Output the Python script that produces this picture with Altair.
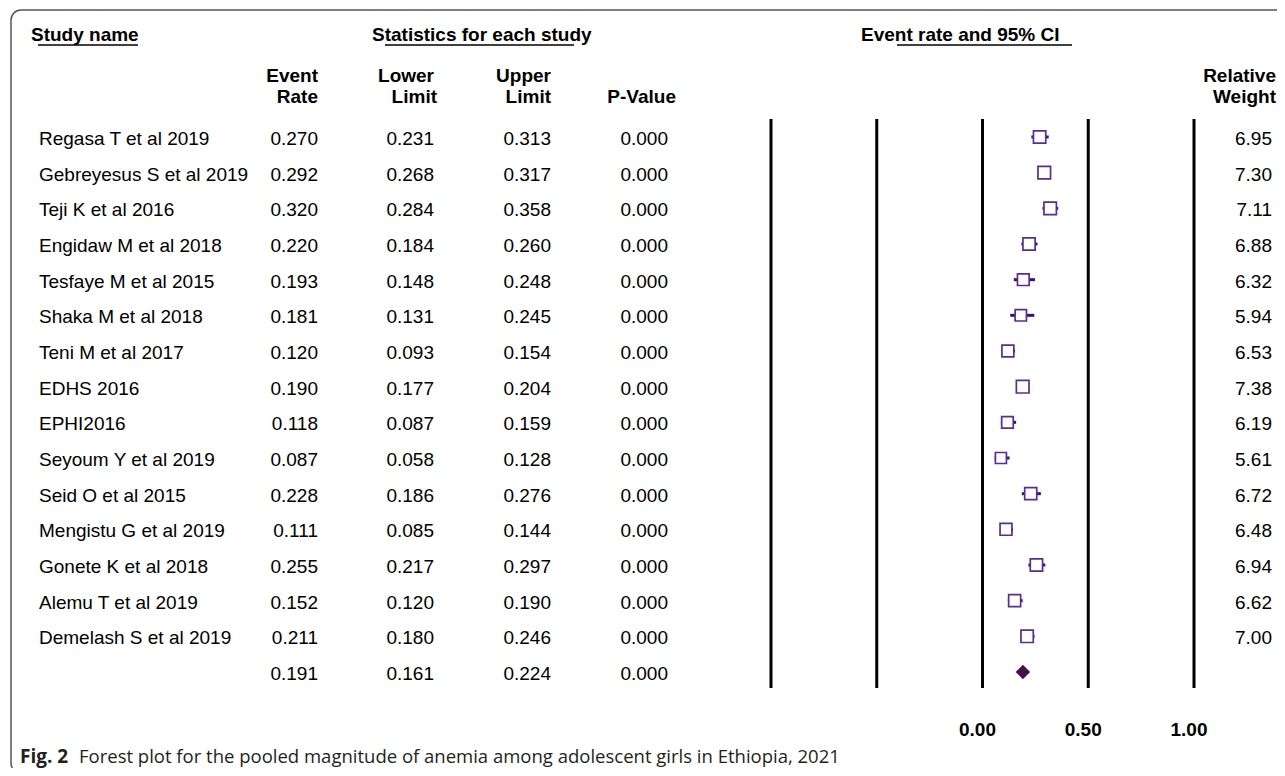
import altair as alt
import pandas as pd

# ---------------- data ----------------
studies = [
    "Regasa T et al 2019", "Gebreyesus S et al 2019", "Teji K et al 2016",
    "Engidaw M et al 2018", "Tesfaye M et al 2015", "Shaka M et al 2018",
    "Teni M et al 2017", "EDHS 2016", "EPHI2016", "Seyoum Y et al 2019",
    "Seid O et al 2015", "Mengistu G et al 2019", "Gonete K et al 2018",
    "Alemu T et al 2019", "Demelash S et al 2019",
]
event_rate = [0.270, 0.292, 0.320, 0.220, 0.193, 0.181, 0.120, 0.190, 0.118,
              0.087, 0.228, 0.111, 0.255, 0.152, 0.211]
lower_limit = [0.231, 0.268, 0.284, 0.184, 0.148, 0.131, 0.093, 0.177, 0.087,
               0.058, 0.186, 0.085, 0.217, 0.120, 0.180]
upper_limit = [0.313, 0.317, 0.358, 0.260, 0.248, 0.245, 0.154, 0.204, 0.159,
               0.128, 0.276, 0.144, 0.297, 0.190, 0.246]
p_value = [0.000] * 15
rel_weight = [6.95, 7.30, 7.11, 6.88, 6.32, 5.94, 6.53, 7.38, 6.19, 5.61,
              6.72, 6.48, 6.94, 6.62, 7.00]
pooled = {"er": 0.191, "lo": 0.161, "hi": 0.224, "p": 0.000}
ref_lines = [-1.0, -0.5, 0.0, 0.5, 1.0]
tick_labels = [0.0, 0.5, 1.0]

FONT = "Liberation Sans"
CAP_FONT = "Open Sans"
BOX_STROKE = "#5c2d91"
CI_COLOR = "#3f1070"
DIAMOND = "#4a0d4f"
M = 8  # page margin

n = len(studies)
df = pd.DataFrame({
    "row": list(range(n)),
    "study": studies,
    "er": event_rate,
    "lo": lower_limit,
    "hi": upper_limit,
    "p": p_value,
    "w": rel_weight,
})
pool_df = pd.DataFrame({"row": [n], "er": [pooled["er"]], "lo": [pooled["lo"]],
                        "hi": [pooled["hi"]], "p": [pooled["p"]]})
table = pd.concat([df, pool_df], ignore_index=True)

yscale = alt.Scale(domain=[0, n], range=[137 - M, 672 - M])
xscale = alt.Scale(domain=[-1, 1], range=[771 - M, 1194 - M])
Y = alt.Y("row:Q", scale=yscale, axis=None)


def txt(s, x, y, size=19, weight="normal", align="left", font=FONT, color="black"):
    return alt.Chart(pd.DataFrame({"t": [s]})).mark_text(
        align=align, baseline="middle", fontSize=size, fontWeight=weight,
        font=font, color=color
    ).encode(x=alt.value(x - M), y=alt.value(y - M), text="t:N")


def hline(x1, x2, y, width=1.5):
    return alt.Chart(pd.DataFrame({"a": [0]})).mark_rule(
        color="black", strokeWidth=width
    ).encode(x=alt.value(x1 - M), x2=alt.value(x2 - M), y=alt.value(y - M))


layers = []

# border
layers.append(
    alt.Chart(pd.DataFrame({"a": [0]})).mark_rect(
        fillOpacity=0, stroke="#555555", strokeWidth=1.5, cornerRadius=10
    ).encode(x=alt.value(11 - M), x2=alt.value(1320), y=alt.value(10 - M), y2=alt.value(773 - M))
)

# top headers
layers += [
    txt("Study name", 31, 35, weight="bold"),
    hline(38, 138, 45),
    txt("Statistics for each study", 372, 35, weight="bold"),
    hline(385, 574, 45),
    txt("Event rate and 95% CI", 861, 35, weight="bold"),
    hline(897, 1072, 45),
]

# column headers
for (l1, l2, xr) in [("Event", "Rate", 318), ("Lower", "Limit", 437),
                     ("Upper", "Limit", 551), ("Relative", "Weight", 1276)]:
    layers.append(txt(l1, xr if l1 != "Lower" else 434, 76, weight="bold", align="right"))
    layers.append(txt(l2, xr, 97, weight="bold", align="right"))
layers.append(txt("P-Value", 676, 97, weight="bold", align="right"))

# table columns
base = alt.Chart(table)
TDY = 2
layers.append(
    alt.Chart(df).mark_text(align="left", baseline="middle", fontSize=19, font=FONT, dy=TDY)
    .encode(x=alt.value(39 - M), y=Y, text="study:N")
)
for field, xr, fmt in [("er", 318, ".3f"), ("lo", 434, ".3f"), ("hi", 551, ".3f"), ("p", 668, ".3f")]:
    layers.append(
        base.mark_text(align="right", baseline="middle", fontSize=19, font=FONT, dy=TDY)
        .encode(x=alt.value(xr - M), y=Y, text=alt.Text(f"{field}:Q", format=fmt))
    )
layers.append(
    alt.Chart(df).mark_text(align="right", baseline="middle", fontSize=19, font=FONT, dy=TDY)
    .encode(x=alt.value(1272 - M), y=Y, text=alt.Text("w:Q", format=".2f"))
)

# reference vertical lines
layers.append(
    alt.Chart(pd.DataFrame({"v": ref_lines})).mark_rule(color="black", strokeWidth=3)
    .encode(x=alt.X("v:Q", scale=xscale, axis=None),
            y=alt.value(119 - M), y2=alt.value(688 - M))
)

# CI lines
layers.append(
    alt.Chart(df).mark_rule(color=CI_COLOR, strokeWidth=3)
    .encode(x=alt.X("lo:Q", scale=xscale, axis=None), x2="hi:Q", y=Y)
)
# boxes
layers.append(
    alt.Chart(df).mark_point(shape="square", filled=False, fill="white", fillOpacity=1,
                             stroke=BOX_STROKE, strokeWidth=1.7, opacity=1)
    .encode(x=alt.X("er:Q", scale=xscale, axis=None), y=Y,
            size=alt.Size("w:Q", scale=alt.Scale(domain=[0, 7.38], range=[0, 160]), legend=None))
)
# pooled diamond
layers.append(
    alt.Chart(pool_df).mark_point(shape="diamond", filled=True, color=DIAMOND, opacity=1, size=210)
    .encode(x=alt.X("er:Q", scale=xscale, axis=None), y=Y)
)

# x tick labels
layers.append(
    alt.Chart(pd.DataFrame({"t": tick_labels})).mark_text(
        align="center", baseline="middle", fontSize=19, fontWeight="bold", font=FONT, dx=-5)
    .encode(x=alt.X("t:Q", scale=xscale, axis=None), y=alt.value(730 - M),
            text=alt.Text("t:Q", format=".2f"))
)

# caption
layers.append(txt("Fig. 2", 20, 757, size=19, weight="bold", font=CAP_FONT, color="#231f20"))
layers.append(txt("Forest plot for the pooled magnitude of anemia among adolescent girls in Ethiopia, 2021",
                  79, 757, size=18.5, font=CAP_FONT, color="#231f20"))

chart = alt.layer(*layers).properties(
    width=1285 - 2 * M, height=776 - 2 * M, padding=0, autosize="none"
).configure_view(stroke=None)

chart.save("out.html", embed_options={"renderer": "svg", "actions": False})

▬▬▬▬▬▬

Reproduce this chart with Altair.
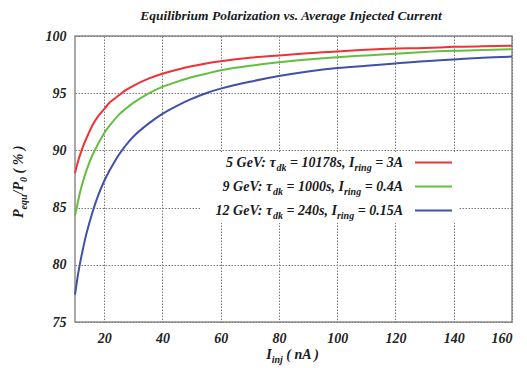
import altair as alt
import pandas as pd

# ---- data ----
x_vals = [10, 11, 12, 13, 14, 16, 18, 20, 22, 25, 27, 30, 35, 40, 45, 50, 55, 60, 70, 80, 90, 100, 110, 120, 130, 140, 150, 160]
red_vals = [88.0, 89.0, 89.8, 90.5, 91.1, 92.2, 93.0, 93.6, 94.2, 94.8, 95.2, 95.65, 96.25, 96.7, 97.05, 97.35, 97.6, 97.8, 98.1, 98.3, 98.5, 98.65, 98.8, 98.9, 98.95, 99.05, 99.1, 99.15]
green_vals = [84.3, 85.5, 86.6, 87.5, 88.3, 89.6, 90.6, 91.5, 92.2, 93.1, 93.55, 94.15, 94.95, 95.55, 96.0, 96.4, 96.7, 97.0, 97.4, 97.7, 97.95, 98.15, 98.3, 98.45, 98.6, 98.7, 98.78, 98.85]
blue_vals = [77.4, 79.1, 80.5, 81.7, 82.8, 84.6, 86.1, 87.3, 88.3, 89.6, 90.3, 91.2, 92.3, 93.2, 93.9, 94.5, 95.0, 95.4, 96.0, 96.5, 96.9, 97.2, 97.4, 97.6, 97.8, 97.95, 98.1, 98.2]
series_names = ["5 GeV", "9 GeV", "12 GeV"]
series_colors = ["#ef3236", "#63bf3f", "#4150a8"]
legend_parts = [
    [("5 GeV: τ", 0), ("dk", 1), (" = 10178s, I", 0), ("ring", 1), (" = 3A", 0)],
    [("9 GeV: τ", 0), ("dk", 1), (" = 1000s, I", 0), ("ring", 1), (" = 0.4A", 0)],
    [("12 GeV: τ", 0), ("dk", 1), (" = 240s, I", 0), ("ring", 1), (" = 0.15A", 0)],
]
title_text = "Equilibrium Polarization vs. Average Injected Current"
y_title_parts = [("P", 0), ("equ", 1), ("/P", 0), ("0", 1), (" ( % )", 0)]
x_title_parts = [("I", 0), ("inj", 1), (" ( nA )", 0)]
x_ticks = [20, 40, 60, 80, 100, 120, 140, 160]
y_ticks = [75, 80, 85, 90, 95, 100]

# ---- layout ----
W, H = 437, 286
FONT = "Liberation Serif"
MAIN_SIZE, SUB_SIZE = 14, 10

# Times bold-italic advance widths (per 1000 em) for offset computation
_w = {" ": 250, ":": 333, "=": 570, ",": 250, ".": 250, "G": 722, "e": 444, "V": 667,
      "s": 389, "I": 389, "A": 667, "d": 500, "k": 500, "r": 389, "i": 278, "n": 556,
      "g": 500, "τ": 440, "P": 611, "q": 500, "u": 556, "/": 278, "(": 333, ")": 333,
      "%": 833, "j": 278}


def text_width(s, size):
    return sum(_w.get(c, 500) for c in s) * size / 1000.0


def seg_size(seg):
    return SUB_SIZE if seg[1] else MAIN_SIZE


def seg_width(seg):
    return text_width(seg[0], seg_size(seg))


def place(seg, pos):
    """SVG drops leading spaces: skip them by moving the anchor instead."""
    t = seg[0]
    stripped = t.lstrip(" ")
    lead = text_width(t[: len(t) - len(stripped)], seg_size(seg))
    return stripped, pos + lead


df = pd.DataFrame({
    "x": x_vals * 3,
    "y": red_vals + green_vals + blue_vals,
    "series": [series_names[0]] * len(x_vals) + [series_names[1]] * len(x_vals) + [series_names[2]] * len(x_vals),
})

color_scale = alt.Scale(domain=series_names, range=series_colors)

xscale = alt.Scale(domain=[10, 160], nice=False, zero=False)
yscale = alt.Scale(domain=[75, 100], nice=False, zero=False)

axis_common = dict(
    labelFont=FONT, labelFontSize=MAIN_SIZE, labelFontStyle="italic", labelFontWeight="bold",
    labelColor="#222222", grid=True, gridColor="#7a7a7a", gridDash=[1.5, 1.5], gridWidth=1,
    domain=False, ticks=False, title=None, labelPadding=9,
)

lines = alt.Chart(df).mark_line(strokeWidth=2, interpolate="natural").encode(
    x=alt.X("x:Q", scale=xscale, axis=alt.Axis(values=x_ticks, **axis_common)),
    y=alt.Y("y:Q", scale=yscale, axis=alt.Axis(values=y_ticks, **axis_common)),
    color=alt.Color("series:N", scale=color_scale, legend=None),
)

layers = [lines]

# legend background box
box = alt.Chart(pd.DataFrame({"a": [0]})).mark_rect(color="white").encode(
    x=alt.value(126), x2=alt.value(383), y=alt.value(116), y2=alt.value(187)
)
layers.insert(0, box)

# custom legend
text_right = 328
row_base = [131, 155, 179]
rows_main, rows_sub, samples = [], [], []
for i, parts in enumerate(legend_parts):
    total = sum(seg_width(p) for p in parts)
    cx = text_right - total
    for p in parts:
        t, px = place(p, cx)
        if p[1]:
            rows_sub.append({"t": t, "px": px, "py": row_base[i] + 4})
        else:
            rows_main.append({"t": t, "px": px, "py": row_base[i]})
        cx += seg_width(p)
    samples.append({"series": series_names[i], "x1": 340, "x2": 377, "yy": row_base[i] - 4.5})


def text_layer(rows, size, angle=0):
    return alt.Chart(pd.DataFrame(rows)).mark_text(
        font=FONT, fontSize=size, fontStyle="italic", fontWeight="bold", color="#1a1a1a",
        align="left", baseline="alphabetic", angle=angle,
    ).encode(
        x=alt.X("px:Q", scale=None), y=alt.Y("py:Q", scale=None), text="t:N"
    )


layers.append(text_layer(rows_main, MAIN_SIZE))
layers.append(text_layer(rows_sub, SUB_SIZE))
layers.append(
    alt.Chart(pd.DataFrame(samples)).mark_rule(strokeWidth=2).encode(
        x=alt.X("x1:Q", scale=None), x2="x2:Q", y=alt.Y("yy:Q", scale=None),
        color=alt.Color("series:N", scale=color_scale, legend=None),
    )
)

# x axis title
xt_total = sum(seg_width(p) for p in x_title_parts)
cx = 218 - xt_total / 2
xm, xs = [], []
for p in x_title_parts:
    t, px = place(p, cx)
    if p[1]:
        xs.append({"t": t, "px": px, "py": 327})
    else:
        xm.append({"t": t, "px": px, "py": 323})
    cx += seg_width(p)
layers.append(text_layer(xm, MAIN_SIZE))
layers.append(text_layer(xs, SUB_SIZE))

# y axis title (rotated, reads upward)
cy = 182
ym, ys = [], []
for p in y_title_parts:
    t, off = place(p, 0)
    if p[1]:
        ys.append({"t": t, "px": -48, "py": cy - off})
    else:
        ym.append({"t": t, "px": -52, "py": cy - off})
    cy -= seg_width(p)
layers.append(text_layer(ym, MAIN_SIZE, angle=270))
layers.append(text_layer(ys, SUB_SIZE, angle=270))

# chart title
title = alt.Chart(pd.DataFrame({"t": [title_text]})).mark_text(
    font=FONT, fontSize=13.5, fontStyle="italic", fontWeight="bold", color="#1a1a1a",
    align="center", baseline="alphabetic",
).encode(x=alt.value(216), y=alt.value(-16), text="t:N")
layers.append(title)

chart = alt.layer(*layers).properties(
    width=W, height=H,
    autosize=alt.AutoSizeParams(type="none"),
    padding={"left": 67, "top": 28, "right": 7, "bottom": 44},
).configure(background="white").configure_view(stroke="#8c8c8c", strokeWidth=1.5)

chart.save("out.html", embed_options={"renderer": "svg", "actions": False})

▬▬▬▬▬▬

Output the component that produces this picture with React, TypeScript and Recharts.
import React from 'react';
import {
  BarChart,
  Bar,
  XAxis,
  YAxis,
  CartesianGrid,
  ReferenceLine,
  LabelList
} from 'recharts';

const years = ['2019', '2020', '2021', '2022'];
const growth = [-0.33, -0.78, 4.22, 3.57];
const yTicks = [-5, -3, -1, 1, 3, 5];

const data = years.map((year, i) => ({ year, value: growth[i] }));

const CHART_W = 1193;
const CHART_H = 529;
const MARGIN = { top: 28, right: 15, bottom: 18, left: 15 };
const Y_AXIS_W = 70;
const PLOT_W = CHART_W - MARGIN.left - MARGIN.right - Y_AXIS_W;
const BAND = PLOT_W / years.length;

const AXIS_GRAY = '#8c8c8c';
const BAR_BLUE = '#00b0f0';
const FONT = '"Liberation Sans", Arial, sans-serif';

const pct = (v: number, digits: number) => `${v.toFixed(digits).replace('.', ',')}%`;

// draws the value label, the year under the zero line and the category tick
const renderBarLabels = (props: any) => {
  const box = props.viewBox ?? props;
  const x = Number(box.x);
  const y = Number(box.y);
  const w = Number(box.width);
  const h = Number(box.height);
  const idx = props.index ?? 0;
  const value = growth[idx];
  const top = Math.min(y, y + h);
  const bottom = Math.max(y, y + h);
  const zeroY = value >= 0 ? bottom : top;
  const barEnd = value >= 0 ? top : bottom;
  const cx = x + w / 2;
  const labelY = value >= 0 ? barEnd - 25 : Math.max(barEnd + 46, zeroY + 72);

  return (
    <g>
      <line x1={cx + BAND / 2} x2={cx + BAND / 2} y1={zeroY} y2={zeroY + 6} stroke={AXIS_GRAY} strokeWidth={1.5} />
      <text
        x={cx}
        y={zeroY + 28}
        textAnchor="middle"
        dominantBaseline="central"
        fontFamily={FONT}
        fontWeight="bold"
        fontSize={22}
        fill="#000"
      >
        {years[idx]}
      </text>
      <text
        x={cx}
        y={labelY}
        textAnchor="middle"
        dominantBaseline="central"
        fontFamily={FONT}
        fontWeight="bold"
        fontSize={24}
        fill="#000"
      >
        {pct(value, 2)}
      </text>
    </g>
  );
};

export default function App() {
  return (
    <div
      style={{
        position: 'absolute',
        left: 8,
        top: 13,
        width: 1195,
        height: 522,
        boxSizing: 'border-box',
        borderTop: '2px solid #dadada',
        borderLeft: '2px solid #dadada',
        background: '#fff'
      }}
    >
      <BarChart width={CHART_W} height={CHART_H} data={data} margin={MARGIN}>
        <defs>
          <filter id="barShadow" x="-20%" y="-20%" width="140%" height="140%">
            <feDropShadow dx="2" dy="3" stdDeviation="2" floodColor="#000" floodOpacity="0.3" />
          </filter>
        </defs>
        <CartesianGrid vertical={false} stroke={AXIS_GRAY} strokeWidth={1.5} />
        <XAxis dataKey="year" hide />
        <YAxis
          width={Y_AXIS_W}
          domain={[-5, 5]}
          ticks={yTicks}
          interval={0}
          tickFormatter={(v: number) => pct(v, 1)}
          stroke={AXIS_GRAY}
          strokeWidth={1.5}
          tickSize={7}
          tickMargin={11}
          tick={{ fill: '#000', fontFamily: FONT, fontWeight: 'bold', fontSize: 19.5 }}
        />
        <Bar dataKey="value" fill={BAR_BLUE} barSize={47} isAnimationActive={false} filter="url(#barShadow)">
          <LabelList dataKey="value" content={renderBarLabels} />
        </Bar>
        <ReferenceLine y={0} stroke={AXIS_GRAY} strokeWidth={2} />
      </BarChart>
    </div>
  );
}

▬▬▬▬▬▬

◆ Task requirements
Identify the lines of the entries containing the string "produces". Copy each such line.

◆ Answer to this problem
Output the Python script that produces this picture with Altair.
Output the component that produces this picture with React, TypeScript and Recharts.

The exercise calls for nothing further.